A code enforcement staff member said that he’d recently checked the property, and one hole had been mowed and was clear of weeds and overgrowth from the tee to the hole. That’s what the entire property needs to look like, he said.
A Code Board member asked Richardson exactly what he’d contracted with the landscaping company for and how often the grass would be cut.
“Well, every time it needs normal cutting,” Richardson said. “I mean, we weren’t going to keep it 2 inches, an inch-and-a-half, but it’s going to be what you’d consider, a standard field of, I don’t know, under a foot?”
“City, would under a foot be satisfactory?” the Code Board member asked.

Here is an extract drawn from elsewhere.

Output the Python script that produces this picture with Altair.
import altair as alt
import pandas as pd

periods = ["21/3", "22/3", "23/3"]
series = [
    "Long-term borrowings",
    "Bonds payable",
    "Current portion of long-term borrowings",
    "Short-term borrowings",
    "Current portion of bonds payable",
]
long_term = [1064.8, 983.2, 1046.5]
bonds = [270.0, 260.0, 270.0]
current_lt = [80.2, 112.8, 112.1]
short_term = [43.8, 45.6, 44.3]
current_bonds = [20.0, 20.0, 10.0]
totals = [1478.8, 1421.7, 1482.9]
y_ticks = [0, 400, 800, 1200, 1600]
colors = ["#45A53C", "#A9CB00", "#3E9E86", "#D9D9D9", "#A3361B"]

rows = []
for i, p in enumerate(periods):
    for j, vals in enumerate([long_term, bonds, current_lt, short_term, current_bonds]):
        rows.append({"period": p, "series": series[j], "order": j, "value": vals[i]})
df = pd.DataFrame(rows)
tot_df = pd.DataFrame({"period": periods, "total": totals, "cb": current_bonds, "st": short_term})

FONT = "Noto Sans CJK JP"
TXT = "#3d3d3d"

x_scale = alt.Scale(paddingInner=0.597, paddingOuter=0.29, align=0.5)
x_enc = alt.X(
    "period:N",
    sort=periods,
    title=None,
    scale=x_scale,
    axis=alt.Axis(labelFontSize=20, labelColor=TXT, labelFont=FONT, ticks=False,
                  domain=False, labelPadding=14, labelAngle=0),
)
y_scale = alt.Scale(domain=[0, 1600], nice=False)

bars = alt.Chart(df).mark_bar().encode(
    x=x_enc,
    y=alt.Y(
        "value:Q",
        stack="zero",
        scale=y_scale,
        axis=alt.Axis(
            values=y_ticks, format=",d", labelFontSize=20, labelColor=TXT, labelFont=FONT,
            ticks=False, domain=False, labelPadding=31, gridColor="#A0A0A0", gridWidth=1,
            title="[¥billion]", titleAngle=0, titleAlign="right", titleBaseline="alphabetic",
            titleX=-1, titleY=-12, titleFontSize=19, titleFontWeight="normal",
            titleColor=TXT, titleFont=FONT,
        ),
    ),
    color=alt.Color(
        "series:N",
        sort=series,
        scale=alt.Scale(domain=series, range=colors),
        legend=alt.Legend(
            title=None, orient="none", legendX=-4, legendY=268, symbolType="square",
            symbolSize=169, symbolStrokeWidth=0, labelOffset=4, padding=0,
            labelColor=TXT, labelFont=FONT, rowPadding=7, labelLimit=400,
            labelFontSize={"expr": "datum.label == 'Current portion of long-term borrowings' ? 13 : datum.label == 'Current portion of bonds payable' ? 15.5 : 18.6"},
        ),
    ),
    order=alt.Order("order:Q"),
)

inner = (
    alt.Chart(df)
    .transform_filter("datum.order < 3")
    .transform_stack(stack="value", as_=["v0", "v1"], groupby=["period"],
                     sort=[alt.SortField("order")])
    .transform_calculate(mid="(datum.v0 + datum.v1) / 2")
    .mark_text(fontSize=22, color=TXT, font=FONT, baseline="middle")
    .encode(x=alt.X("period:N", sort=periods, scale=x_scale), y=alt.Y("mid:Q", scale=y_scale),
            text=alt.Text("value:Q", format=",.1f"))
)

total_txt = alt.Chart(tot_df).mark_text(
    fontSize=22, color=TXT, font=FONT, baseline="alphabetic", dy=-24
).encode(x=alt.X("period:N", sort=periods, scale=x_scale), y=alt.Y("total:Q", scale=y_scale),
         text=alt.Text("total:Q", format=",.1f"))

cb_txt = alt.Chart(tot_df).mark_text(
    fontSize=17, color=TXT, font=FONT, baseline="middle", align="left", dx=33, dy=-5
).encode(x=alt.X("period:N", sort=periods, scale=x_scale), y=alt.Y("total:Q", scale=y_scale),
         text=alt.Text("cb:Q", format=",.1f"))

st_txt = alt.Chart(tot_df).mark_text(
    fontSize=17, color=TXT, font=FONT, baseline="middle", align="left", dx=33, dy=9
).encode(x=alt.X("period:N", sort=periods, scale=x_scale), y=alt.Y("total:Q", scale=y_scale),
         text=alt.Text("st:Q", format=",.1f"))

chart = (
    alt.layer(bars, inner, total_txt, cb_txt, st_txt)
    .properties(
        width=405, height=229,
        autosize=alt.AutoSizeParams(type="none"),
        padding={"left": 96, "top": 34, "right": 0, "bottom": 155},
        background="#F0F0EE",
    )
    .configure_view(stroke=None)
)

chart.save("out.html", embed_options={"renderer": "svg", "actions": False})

“It’s fine,” a staff member replied. “Our concern is we need a regular schedule for it to get done. I know the citizens. What we don’t want, and what we’re concerned about, is having to deal with kneejerk reaction to, ‘No one’s been out there for weeks.’”

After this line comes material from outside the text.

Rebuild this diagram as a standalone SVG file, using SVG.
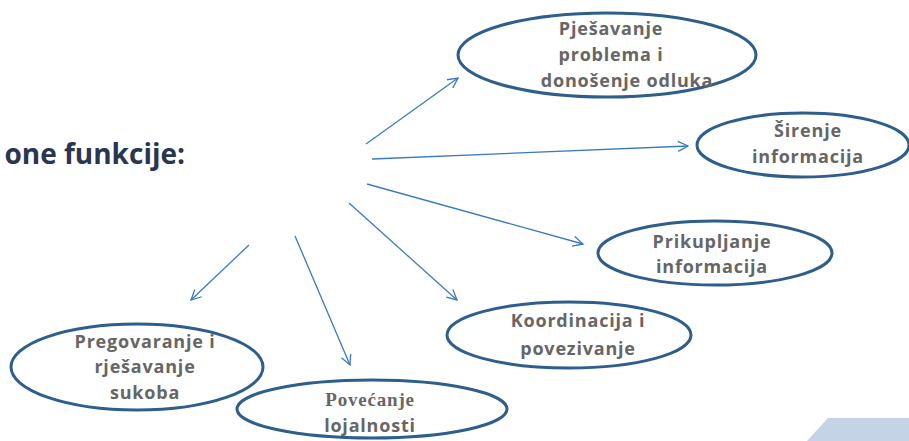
<svg xmlns="http://www.w3.org/2000/svg" width="909" height="441" viewBox="0 0 909 441">
<defs>
<style>
.node ellipse{fill:#fff;stroke:#2e5f8c;stroke-width:3}
.node text{font-family:"Open Sans","DejaVu Sans",sans-serif;font-weight:700;font-size:18px;fill:#666;text-anchor:middle;letter-spacing:0.8px}
.conn line{stroke:#3a7bbf;stroke-width:1.3;fill:none;marker-end:url(#arr)}
.title{font-family:"Open Sans","DejaVu Sans",sans-serif;font-weight:700;font-size:28px;fill:#2a3550}
</style>
<marker id="arr" viewBox="0 0 12 12" refX="11" refY="6" markerWidth="12" markerHeight="12" markerUnits="userSpaceOnUse" orient="auto">
<path d="M1,1 L11,6 L1,11" fill="none" stroke="#3a7bbf" stroke-width="1.3"/>
</marker>
</defs>
<rect width="909" height="441" fill="#fff"/>
<polygon points="828,418 909,418 909,441 807,441" fill="#c5d3e6"/>
<text class="title" x="185" y="164" text-anchor="end">one funkcije:</text>
<g class="conn" id="connectors">
<line x1="366" y1="144" x2="458" y2="78"/>
<line x1="372" y1="159" x2="688" y2="146"/>
<line x1="367" y1="184" x2="583" y2="244"/>
<line x1="349" y1="203" x2="457" y2="300"/>
<line x1="249" y1="245" x2="191" y2="300"/>
<line x1="295" y1="236" x2="350" y2="365"/>
</g>
<g class="node" id="n-pjesavanje">
<ellipse cx="607" cy="55" rx="149" ry="42"/>
<text x="611" y="35">Pješavanje</text>
<text x="611" y="61">problema i</text>
<text x="627" y="87">donošenje odluka</text>
</g>
<g class="node" id="n-sirenje">
<ellipse cx="803" cy="145" rx="106" ry="32"/>
<text x="808" y="137">Širenje</text>
<text x="808" y="163">informacija</text>
</g>
<g class="node" id="n-prikupljanje">
<ellipse cx="715" cy="253" rx="117" ry="32"/>
<text x="712" y="248">Prikupljanje</text>
<text x="712" y="273">informacija</text>
</g>
<g class="node" id="n-koordinacija">
<ellipse cx="569" cy="335" rx="122" ry="33"/>
<text x="578" y="327">Koordinacija i</text>
<text x="578" y="355">povezivanje</text>
</g>
<g class="node" id="n-pregovaranje">
<ellipse cx="137" cy="367" rx="126" ry="43"/>
<text x="145" y="348">Pregovaranje i</text>
<text x="145" y="373">rješavanje</text>
<text x="145" y="399">sukoba</text>
</g>
<g class="node" id="n-povecanje">
<ellipse cx="372" cy="409" rx="135" ry="29"/>
<text x="370" y="406" style="font-family:'Liberation Serif',serif;font-size:19px">Povećanje</text>
<text x="370" y="432">lojalnosti</text>
</g>
</svg>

But there’s a process for dealing with that, Reischmann said. If the property isn’t kept up, the fine accrues, “and that’s the hammer.”

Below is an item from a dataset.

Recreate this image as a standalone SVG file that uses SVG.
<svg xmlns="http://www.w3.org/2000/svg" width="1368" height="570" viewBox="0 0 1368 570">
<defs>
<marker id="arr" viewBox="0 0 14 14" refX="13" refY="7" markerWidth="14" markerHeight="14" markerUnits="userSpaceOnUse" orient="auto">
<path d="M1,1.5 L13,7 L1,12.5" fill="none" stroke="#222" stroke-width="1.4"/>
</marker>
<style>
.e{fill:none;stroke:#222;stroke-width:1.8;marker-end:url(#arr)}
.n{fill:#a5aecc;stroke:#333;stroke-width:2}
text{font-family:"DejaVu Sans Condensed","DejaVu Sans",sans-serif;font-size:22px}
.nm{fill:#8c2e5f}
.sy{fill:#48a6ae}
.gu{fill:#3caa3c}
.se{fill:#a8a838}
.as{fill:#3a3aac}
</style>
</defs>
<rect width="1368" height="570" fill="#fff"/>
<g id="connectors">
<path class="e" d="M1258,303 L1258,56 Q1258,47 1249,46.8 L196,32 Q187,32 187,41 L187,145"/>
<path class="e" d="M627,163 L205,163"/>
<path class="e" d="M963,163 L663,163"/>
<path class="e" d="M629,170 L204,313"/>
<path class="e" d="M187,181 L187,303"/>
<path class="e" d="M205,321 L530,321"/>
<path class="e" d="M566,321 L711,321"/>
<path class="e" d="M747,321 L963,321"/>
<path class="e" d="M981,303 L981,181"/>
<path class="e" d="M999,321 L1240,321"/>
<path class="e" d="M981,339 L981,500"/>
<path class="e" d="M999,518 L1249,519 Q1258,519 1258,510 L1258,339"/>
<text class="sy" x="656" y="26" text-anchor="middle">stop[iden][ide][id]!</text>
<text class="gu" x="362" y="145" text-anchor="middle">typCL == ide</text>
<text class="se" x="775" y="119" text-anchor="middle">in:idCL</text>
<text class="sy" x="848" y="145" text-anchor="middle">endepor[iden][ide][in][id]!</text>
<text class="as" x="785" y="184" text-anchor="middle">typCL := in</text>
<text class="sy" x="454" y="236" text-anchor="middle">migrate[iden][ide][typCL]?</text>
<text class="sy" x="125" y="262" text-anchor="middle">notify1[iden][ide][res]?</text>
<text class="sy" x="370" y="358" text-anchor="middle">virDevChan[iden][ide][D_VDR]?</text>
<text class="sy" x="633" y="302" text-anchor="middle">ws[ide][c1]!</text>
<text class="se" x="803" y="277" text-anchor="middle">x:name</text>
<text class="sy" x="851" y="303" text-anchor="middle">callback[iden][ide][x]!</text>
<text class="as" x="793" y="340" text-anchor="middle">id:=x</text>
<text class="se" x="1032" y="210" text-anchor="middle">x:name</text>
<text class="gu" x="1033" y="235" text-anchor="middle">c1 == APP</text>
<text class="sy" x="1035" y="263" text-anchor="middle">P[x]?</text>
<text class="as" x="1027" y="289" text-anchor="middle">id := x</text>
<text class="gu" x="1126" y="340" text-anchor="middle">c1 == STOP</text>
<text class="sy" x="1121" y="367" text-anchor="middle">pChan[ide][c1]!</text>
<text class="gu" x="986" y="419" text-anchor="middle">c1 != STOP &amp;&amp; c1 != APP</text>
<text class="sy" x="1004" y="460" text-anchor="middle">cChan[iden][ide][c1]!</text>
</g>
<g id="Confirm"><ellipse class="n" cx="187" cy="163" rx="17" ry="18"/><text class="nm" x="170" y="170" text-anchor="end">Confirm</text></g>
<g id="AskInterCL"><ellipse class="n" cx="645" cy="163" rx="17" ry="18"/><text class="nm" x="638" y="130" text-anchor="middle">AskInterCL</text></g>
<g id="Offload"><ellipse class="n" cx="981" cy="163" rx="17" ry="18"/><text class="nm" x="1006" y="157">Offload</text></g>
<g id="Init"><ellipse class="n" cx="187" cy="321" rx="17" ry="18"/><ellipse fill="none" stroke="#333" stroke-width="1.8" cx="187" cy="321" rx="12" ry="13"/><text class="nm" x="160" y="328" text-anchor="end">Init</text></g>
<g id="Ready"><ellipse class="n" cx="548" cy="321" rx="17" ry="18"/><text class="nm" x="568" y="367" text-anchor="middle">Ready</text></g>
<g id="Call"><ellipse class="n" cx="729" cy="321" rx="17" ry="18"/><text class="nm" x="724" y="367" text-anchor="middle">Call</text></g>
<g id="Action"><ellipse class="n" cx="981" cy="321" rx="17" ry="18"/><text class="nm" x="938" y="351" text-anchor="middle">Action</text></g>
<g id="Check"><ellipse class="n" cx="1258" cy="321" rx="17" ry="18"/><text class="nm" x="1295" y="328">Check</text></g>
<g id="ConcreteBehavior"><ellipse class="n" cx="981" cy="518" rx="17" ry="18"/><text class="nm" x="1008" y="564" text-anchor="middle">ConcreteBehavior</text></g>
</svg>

Richardson said his concern wasn’t with the appearance standards, but with the city’s demand for a five-day-a-week mowing schedule.
“And I’m saying as a matter of law, that’s not what this board is going to — it doesn’t have the power to do that,” Reischmann said.
“What it has the power to do is find you in violation, which I think you’ve acknowledged that the property’s in violation. It’s going to give you X number of days to bring it into compliance. And if you don’t bring it into compliance by that time frame, then there’s going to be some sort of fine that’s going to be imposed.”
The board unanimously accepted the city’s recommendation to find the property in violation and give The Golf Group 14 days to get it up to standard before a $500 a day fine starts accruing.